Total Tackles: Ollinger / Waller
Total Sacks: Martin /Patterson
Tackles for loss: Martin/Patterson
Passes Defended: Waller
Interceptions: Ollinger / Waller
Forced Fumbles: Waller

Anonymous said...

Sorry, I forgot to add the fumble recovery category for the top 10 in Ivy League denfensive statistics. So we can now add 2 more Lions to that category:

East / Murphy
Very impressive.

Anonymous said...

Here's the current Columbia Roster Numbers.

Freshman: 28
Sophs: 22
Juniors: 20
Graduating Seniors: 23

oldlion said...

Interesting tweet by Coach M on how, after watching and listening all weekend he is convinced we are heading I the right direction.

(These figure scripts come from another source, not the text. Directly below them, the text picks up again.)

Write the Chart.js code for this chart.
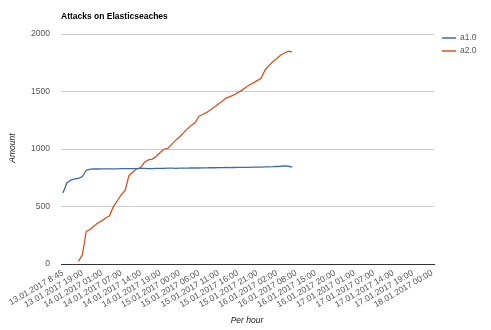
<!DOCTYPE html>
<html>
<head>
<meta charset="utf-8">
<script src="https://cdn.jsdelivr.net/npm/chart.js@4"></script>
<style>
html,body{margin:0;padding:0;background:#fff;}
#wrap{width:491px;height:330px;}
</style>
</head>
<body>
<div id="wrap"><canvas id="c" width="491" height="330"></canvas></div>
<script>
const tickLabels = ["13.01.2017 8:45","13.01.2017 19:00","14.01.2017 01:00","14.01.2017 07:00","14.01.2017 14:00","14.01.2017 19:00","15.01.2017 00:00","15.01.2017 06:00","15.01.2017 11:00","15.01.2017 16:00","15.01.2017 21:00","16.01.2017 02:00","16.01.2017 08:00","16.01.2017 15:00","16.01.2017 20:00","17.01.2017 01:00","17.01.2017 07:00","17.01.2017 14:00","17.01.2017 19:00","18.01.2017 00:00"];
const labelEvery = 5;
const categoryCount = 96;
const seriesNames = ["a1.0","a2.0"];
const a10 = [617,705,730,740,745,760,815,825,826,826,827,827,828,828,828,829,829,830,830,830,831,831,829,830,831,832,832,833,833,832,833,834,834,835,835,835,836,836,837,837,838,838,839,838,839,840,840,841,841,842,843,843,844,845,846,848,850,853,850,843];
const a20 = [null,null,null,null,23,80,283,300,330,357,375,400,420,501,550,600,640,770,800,828,838,885,905,912,935,970,998,1005,1040,1075,1105,1140,1175,1205,1228,1285,1300,1318,1342,1365,1392,1415,1443,1455,1470,1490,1510,1535,1557,1575,1595,1615,1685,1725,1758,1785,1815,1835,1850,1845];
const yTicks = [0,500,1000,1500,2000];
const colors = ["#3a6bb0","#d4521f"];

const categories = Array.from({length: categoryCount}, (_, i) => i % labelEvery === 0 ? (tickLabels[i / labelEvery] || '') : '');
const FONT = "'Liberation Sans', Arial, sans-serif";

const extras = {
  id: 'extras',
  afterDraw(chart) {
    const ctx = chart.ctx;
    ctx.save();
    ctx.fillStyle = '#000';
    ctx.font = "bold 8.5px " + FONT;
    ctx.textAlign = 'left'; ctx.textBaseline = 'middle';
    ctx.fillText('Attacks on Elasticseaches', 61, 17);
    ctx.fillStyle = '#222';
    ctx.font = "italic 8.5px " + FONT;
    ctx.textAlign = 'center';
    ctx.fillText('Per hour', 247, 321);
    ctx.save();
    ctx.translate(13, 148);
    ctx.rotate(-Math.PI / 2);
    ctx.fillText('Amount', 0, 0);
    ctx.restore();
    // legend
    ctx.font = "8.5px " + FONT;
    ctx.textAlign = 'left';
    seriesNames.forEach((n, i) => {
      const y = 38 + i * 13;
      ctx.strokeStyle = colors[i]; ctx.lineWidth = 1.5;
      ctx.beginPath(); ctx.moveTo(442, y); ctx.lineTo(456, y); ctx.stroke();
      ctx.fillStyle = '#555';
      ctx.fillText(n, 460, y);
    });
    ctx.restore();
  }
};

new Chart(document.getElementById('c'), {
  type: 'line',
  data: {
    labels: categories,
    datasets: [
      {label: seriesNames[0], data: a10, borderColor: colors[0], borderWidth: 1.3, pointRadius: 0, tension: 0, fill: false},
      {label: seriesNames[1], data: a20, borderColor: colors[1], borderWidth: 1.3, pointRadius: 0, tension: 0, fill: false}
    ]
  },
  options: {
    responsive: false,
    animation: false,
    layout: {padding: {top: 34, right: 57, left: 0, bottom: 0}},
    plugins: {legend: {display: false}, tooltip: {enabled: false}, title: {display: false}},
    scales: {
      x: {
        type: 'category',
        offset: true,
        grid: {display: false, drawTicks: false},
        border: {display: true, color: '#333', width: 1},
        afterFit(s) { s.height = 66; },
        ticks: {
          autoSkip: false,
          minRotation: 30, maxRotation: 30,
          padding: 4,
          color: '#555',
          font: {family: FONT, size: 8.5},
          callback(v, i) { return categories[i]; }
        }
      },
      y: {
        min: 0, max: 2000,
        afterFit(s) { s.width = 61; },
        afterBuildTicks(s) { s.ticks = yTicks.map(v => ({value: v})); },
        grid: {color: ctx => ctx.tick && ctx.tick.value === 0 ? '#333' : '#cccccc', drawTicks: false, lineWidth: 1},
        border: {display: false},
        ticks: {padding: 11, color: '#555', font: {family: FONT, size: 8.5}, callback: v => String(v)}
      }
    }
  },
  plugins: [extras]
});
</script>
</body>
</html>
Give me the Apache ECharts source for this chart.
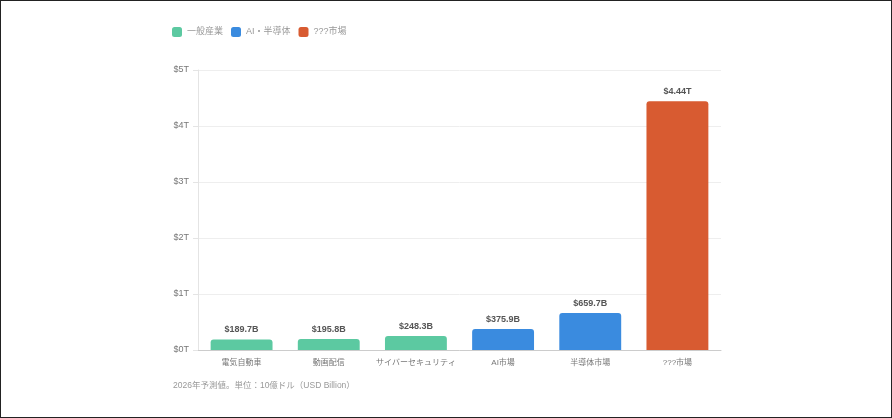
<!DOCTYPE html>
<html>
<head>
<meta charset="utf-8">
<script src="https://cdn.jsdelivr.net/npm/echarts@6/dist/echarts.min.js"></script>
<style>
  html, body { margin: 0; padding: 0; background: #fff; }
  #chart { width: 890px; height: 416px; border: 1px solid #222; }
</style>
</head>
<body>
<div id="chart"></div>
<script>
// 2026年予測値 (単位: 10億ドル)
const categories = ['電気自動車', '動画配信', 'サイバーセキュリティ', 'AI市場', '半導体市場', '???市場'];
const generalValues = [189.7, 195.8, 248.3, '-', '-', '-'];
const aiValues = ['-', '-', '-', 375.9, 659.7, '-'];
const mysteryValues = ['-', '-', '-', '-', '-', 4440];
const seriesNames = ['一般産業', 'AI・半導体', '???市場'];
const colors = ['#5cc9a1', '#3a8bdf', '#d85b31'];

const FONT = '"Liberation Sans", "Noto Sans CJK JP", sans-serif';
const fmtLabel = (v) => v >= 1000 ? '$' + (v / 1000).toFixed(2) + 'T' : '$' + v.toFixed(1) + 'B';

const chart = echarts.init(document.getElementById('chart'));

const makeSeries = (name, data, color) => ({
    name: name,
    type: 'bar',
    stack: 'all',
    data: data,
    barWidth: '71%',
    itemStyle: { color: color, borderRadius: [3, 3, 0, 0] },
    label: {
        show: true,
        position: 'top',
        distance: 5,
        fontSize: 9,
        fontWeight: 'bold',
        color: '#555',
        formatter: (p) => fmtLabel(p.value)
    }
});

chart.setOption({
    animation: false,
    textStyle: { fontFamily: FONT },
    legend: {
        left: 166,
        top: 21,
        itemWidth: 10,
        itemHeight: 10,
        itemGap: 8,
        icon: 'roundRect',
        textStyle: { color: '#999', fontSize: 9 },
        data: seriesNames
    },
    grid: { left: 197, right: 170, top: 69, bottom: 67 },
    xAxis: {
        type: 'category',
        data: categories,
        axisLine: { lineStyle: { color: '#ccc' } },
        axisTick: { show: false },
        axisLabel: { color: '#777', fontSize: 8, margin: 9, interval: 0 }
    },
    yAxis: {
        type: 'value',
        min: 0,
        max: 5000,
        interval: 1000,
        axisLine: { show: true, lineStyle: { color: '#e4e4e4' } },
        axisTick: { show: true, length: 5, lineStyle: { color: '#e4e4e4' } },
        splitLine: { lineStyle: { color: '#eee' } },
        axisLabel: { color: '#777', fontSize: 9, margin: 9, formatter: (v) => '$' + (v / 1000) + 'T' }
    },
    graphic: [{
        type: 'text',
        left: 172,
        top: 380,
        style: {
            text: '2026年予測値。単位：10億ドル（USD Billion）',
            fill: '#999',
            fontSize: 8.5,
            fontFamily: FONT
        }
    }],
    series: [
        makeSeries(seriesNames[0], generalValues, colors[0]),
        makeSeries(seriesNames[1], aiValues, colors[1]),
        makeSeries(seriesNames[2], mysteryValues, colors[2])
    ]
});

window.addEventListener('resize', () => chart.resize());
</script>
</body>
</html>
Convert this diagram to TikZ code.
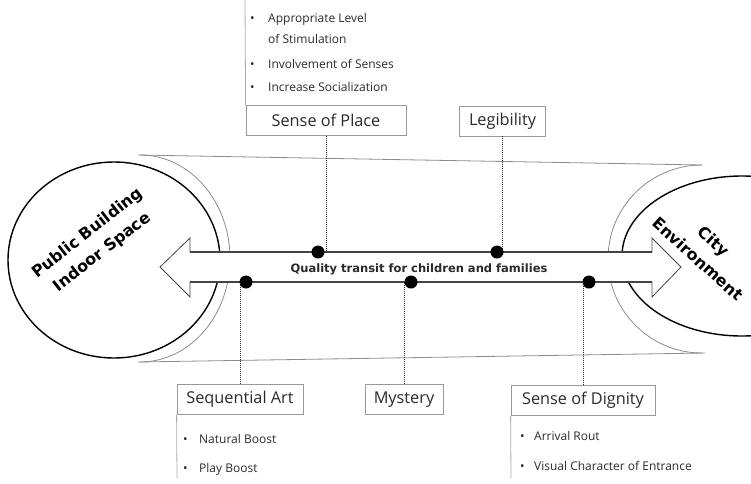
\documentclass[tikz,border=0pt]{standalone}
\usepackage{fontspec}
\setmainfont{Open Sans}
\newfontfamily\headfont{DejaVu Sans}
\definecolor{ink}{HTML}{2A2A2A}
\definecolor{boxgray}{HTML}{999999}
\definecolor{tubegray}{HTML}{8C8C8C}
\definecolor{shaftgray}{HTML}{444444}
\begin{document}
\begin{tikzpicture}[x=1pt,y=-1pt,
  box/.style={draw=boxgray, line width=0.8pt, fill=white, minimum height=30pt,
    inner sep=0pt, font=\fontsize{16.3}{18}\selectfont, text=ink},
  item/.style={anchor=base west, inner sep=0pt, font=\fontsize{12}{14}\selectfont, text=ink},
  dot/.style={circle, fill=black, minimum size=13pt, inner sep=0pt},
  link/.style={densely dotted, line width=1pt, draw=black!85},
  listline/.style={draw=boxgray!80, line width=0.8pt},
  tube/.style={draw=tubegray, line width=0.8pt},
  ring/.style={draw=black, line width=1.4pt},
  headtxt/.style={font=\headfont\bfseries\fontsize{16}{24}\selectfont, align=center, inner sep=0pt}]
\useasboundingbox (0,0) rectangle (751,483);

% tube between the two spaces
\draw[tube] (138,155) -- (702,165);
\draw[tube] (138,362) -- (705,353);
\draw[tube] (140,155) arc[start angle=-90, end angle=90, x radius=90, y radius=103.5];
\draw[tube] (702,165) arc[start angle=270, end angle=90, x radius=94, y radius=94];

% the two spaces
\draw[ring] (114,260) ellipse [x radius=106, y radius=98];
\draw[ring] (742,256) ellipse [x radius=120, y radius=80];
\node[headtxt, rotate=38] (pb) at (95,243) {Public Building\\Indoor Space};
\node[headtxt, rotate=-42] (ce) at (706,250) {City\\Environment};

% double-headed transit arrow
\draw[draw=shaftgray, line width=0.8pt, fill=white]
  (190,252) -- (652,252) -- (652,238) -- (681,267) -- (652,297) -- (652,282)
  -- (190,282) -- (190,297) -- (160,267) -- (190,238) -- cycle;
\draw[draw=shaftgray, line width=1.6pt] (190,252) -- (652,252);
\draw[draw=shaftgray, line width=1.6pt] (190,282) -- (652,282);
\node[font=\headfont\bfseries\fontsize{11.5}{13}\selectfont, text=ink] (ql) at (419,269.5)
  {Quality transit for children and families};

% qualities
\node[box, minimum width=160pt] (sop) at (326,120.5) {Sense of Place};
\node[box, minimum width=86pt] (leg) at (502.5,121) {Legibility};
\node[box, minimum width=126pt] (seq) at (240,399.5) {Sequential Art};
\node[box, minimum width=78pt] (mys) at (404,399.5) {Mystery};
\node[box, minimum width=144pt] (dig) at (583,400.5) {Sense of Dignity};

\node[dot] (d1) at (318,252) {};
\node[dot] (d2) at (497,252) {};
\node[dot] (d3) at (246,282) {};
\node[dot] (d4) at (411,282) {};
\node[dot] (d5) at (589,282) {};

\draw[link] (sop.south) -- (sop.south |- d1.center);
\draw[link] (leg.south) -- (leg.south |- d2.center);
\draw[link] (seq.north) -- (seq.north |- d3.center);
\draw[link] (mys.north) -- (mys.north |- d4.center);
\draw[link] (dig.north) -- (dig.north |- d5.center);

% bullet lists
\coordinate (sopend) at (245,0);
\coordinate (seqend) at (177,478);
\coordinate (digend) at (511,478);
\draw[listline] (sop.north west) -- (sopend);
\draw[listline] (seq.south west) -- (seqend);
\draw[listline] (dig.south west) -- (digend);

\node[item] (p1) at (250,22) {\makebox[18pt][l]{•}Appropriate Level};
\node[item] (p2) at (268,43) {of Stimulation};
\node[item] (p3) at (250,68) {\makebox[18pt][l]{•}Involvement of Senses};
\node[item] (p4) at (250,91) {\makebox[18pt][l]{•}Increase Socialization};

\node[item] (a1) at (183,443) {\makebox[16pt][l]{•}Natural Boost};
\node[item] (a2) at (183,472) {\makebox[16pt][l]{•}Play Boost};

\node[item] (g1) at (520,440) {\makebox[14pt][l]{•}Arrival Rout};
\node[item] (g2) at (520,470) {\makebox[14pt][l]{•}Visual Character of Entrance};
\end{tikzpicture}
\end{document}
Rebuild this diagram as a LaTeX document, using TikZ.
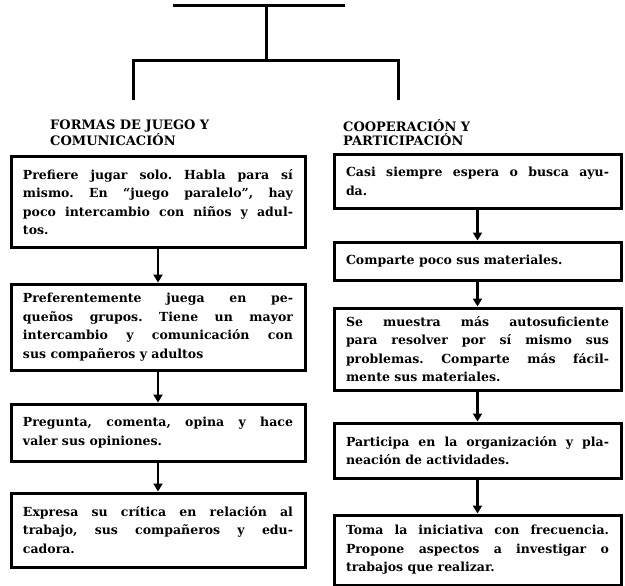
\documentclass[tikz,border=0pt]{standalone}
\usepackage{fontspec}
\setmainfont{DejaVu Serif}
\usetikzlibrary{arrows.meta}
\frenchspacing

\begin{document}
\begin{tikzpicture}[x=1pt,y=-1pt,
  linea/.style={line width=3pt},
  flecha/.style={line width=2.8pt,-{Triangle[width=9pt,length=8pt]}},
  titulo/.style={align=left,anchor=west,inner sep=0pt,
    font=\bfseries\fontsize{13}{14}\selectfont},
  caja/.style={draw,line width=3pt,align=justify,inner xsep=12pt,inner ysep=4pt,
    font=\bfseries\fontsize{12.5}{18.5}\selectfont}]
  \useasboundingbox (0,0) rectangle (625,586);

  % arbol de arriba
  \coordinate (ti) at (173,6);
  \coordinate (td) at (345,6);
  \coordinate (tc) at (266,6);
  \coordinate (rc) at (266,61);
  \coordinate (ri) at (133,61);
  \coordinate (rd) at (398,61);
  \coordinate (bi) at (133,100);
  \coordinate (bd) at (398,100);
  \draw[linea] (ti) -- (td);
  \draw[linea] (tc) -- (rc);
  \draw[linea] (bi) -- (ri) -- (rd) -- (bd);

  % titulos
  \node[titulo] (t1) at (50,133) {FORMAS DE JUEGO Y\\COMUNICACIÓN};
  \node[titulo] (t2) at (343,133) {COOPERACIÓN Y\\PARTICIPACIÓN};

  % columna izquierda
  \node[caja,text width=270pt,minimum height=90pt] (l1) at (158,202)
    {Prefiere jugar solo. Habla para sí\linebreak mismo. En ``juego paralelo'', hay\linebreak poco intercambio con niños y adul-\linebreak tos.};
  \node[caja,text width=270pt,minimum height=86pt] (l2) at (158,327)
    {Preferentemente juega en pe-\linebreak queños grupos. Tiene un mayor\linebreak intercambio y comunicación con\linebreak sus compañeros y adultos};
  \node[caja,text width=270pt,minimum height=57pt] (l3) at (158,432.5)
    {Pregunta, comenta, opina y hace\linebreak valer sus opiniones.};
  \node[caja,text width=270pt,minimum height=74pt] (l4) at (158,530)
    {Expresa su crítica en relación al\linebreak trabajo, sus compañeros y edu-\linebreak cadora.};

  % columna derecha
  \node[caja,text width=263pt,minimum height=53pt] (r1) at (477.5,181.5)
    {Casi siempre espera o busca ayu-\linebreak da.};
  \node[caja,text width=263pt,minimum height=38pt] (r2) at (477.5,261)
    {Comparte poco sus materiales.};
  \node[caja,text width=263pt,minimum height=82pt] (r3) at (477.5,349)
    {Se muestra más autosuficiente\linebreak para resolver por sí mismo sus\linebreak problemas. Comparte más fácil-\linebreak mente sus materiales.};
  \node[caja,text width=263pt,minimum height=55pt] (r4) at (477.5,450.5)
    {Participa en la organización y pla-\linebreak neación de actividades.};
  \node[caja,text width=263pt,minimum height=70pt] (r5) at (477.5,550)
    {Toma la iniciativa con frecuencia.\linebreak Propone aspectos a investigar o\linebreak trabajos que realizar.};

  \draw[flecha] (l1) -- (l2);
  \draw[flecha] (l2) -- (l3);
  \draw[flecha] (l3) -- (l4);
  \draw[flecha] (r1) -- (r2);
  \draw[flecha] (r2) -- (r3);
  \draw[flecha] (r3) -- (r4);
  \draw[flecha] (r4) -- (r5);
\end{tikzpicture}
\end{document}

Any Delphic oracle out there who can figure out the reference?

#1 Lion said...

Anonymous - Giving the Defense an "A-"? Grading he DBs a "B+"??? You either are on a great deal of medication, or need to be medicated! are you serious with the post? Jake please filter moronic, nonsensical posts like that. Did you see ANY of he games his year?

OldLion... Cannot begin to comprehend what he was saying??? At least Norries was honest about all of the shortcomings! Mangurrian just doesn't get it???

Anonymous said...

Hey #1Lion Mangurian does get it and you don't. On average it takes 3 years for a new coach & system to turn a program around. Mangurian knows what he's doing and you'll be eating those words sooner than you think. Just ask Coach Brian Kelly from ND.

Anonymous said...

people want to play football at notre dame, it is easy to recruit there, and oh by the way the senior class at ND, which is leading the charge, was recruited by weiss not kelly. being able to win with other players is a good coach, being able to recruit and win is a great coach. i would hold off on hoisting Mangurian above your shoulders until we see some better results Anonymous.
i also didnt see the text book which states 3 years is the time it takes to turn a program around, can somebody forward that to me at

oldlion said...

What I don't understand is why the people who blog here, all of whom presumably want the program to succeed under ampere, are not more supportive of his efforts to date. When I saw the Princeton game I saw a talent gap. By the time I saw this team play against Penn, Dartmouth, Yale and Cornell I thought we,had begun to make strides with the talent we had. The biggest weakness we had, on the OL, could not be masked against Harvard and Brown. So Pete has done a pretty good job winning three games with at least one profound weakness.

oldlion said...

Pardon the spell check typo. Somehow Mangurian turned out to be ampere.

Anonymous said...

Almost his whole starting defense was comprised of 7 seniors, Martin,Murphy,Adebayo,Sommers,
Waller,Deveau,& Lee then when Adebayo got injured he was replaced by Patterson another senior. This tells me that if Mangurian felt you were the best player for that position you got the start and it didn't matter what year you were in. Mangurian is creating an environment of competition amongst his players and that's a good start. Competition is good for the soul and makes those who want to play work harder. Mangurian will make Columbia a winning program and change the culture from doubters to believers. Watch and see in the years that follow.

oldlion said...

Outstanding new blog by Pete on Wordpress. It is well worth reading.

WOF said...

Yes it is! it also seems to answer a lot of the questions we all were asking during the season.